What Are Orthokeratology Lenses And Who Is A Candidate?
Ortho what? Unless you are already using ortho-k lenses, there's a good chance you have never heard of them, so let's take a look at what they are first.
Orthokeratology, which is often shortened to "ortho-k", is a non-surgical treatment, delivered in the form of special contact lenses, that temporarily corrects the shape of the cornea, the transparent layer that covers your eyes. These lenses, worn overnight, gradually improve your vision. Ortho-k lenses, also known as corneal refractive treatment and overnight vision correction, can be used to correct:
- Myopia (nearsightedness)
- Hyperopia (farsightedness)
- Astigmatism (which can cause blurry vision at any distance)
Ortho-k lenses are most suitable for people with prescriptions ranging from -6 to +3 and mild astigmatism (a maximum of -1.75 diopters) who are already used to wearing contact lenses. Ortho-k lenses can likewise be used by some people who currently wear bifocal glasses or progressive lenses.
Those people who are unable to wear lenses normally are unlikely to be good candidates for ortho-k lenses, although it should be noted that the fact that they are worn at night means you are less likely to suffer from irritated eyes when wearing ortho-k lenses compared to other types of lenses.
Overnight vision correction lenses can, likewise, be suitable for the correction of myopia in children. Not only do ortho-k lenses slow the progression of myopia, the fact that these lenses are worn at night might prevent injuries in active and athletic children.

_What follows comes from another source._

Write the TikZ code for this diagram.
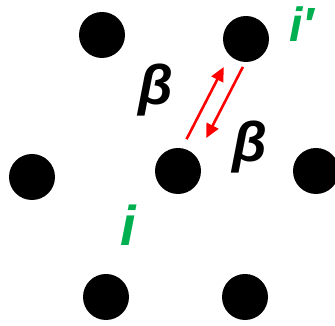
\documentclass[tikz,border=0pt]{standalone}
\usepackage{fontspec}
\setmainfont{Liberation Sans}
\usepackage{tikz}
\usetikzlibrary{positioning}
\usetikzlibrary{calc,arrows.meta}
\definecolor{site-green}{HTML}{00B050}
\definecolor{hop-red}{HTML}{FF0000}
\tikzset{site/.style={circle,fill=black,inner sep=0pt,minimum size=46pt}}
\tikzset{lbl/.style={inner sep=0pt,font=\fontsize{56}{60}\selectfont\bfseries\itshape}}
\tikzset{hop/.style={-{Triangle[length=14pt,width=13pt]}, hop-red, line width=2.6pt}}

\begin{document}
\begin{tikzpicture}[x=1pt,y=1pt]

  \useasboundingbox (0,0) rectangle (335,326);

  % Lattice sites
  \node (tl) [site] at (102,291) {};
  \node (ip) [site] at (246,287) {};
  \node (ml) [site] at (32,149) {};
  \node (c)  [site] at (178,155) {};
  \node (mr) [site] at (316,155) {};
  \node (bl) [site] at (106,29) {};
  \node (br) [site] at (245,29) {};

  % Labels
  \node (b1) [lbl] at (156,236) {β};
  \node (b2) [lbl] at (250,179) {β};
  \node (li) [lbl, site-green] at (128,101) {i};
  \node (lip) [lbl, site-green, font=\fontsize{48}{52}\selectfont\bfseries\itshape] at (302,302) {i′};

  % Hopping between i and i'
  \draw[hop, shorten <=9pt, shorten >=12pt,
    transform canvas={shift={(-6.2pt,3.2pt)}}] (c) -- (ip);
  \draw[hop, shorten <=3pt, shorten >=19pt,
    transform canvas={shift={(8.9pt,-4.6pt)}}] (ip) -- (c);

\end{tikzpicture}
\end{document}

How Are Ortho-K Lenses Worn?
Once you have been approved for orthokeratology lenses, these lenses will be especially designed for you.
Ortho-k lenses are worn exclusively at night. During the initial treatment phase, which lasts between one and four weeks, patients will go through an intensive period of wearing their overnight vision correction lenses every night, and while their eyes are adjusting, they will still require normal lenses during the day.
Some users have to wear their ortho-k lenses every night to achieve clear vision, while others can maintain their vision correction by wearing their ortho-k lenses every second night or even less frequently, in consultation with their eye care professionals.
Are Ortho-K Lenses Safe?
Wearing lenses only at night sounds wonderful, but are ortho-k lenses safe?
It is important to note that the use all types of contact lenses is associated with an increased risk of eye infections, including frightening acanthamoeba infections that can lead to blindness. Taking lens care seriously is, therefore, crucial for anyone who uses them.
One study demonstrated that the bacterial population seen in ortho-k lens wearers differed from that of soft contact lens users. Currently, over 100 case reports in which overnight vision correction lens wearers developed infectious keratitis are described in the medical literature. As not enough data is available to adequately asses the safety of ortho-k lenses, however, it is clear that further study is still required.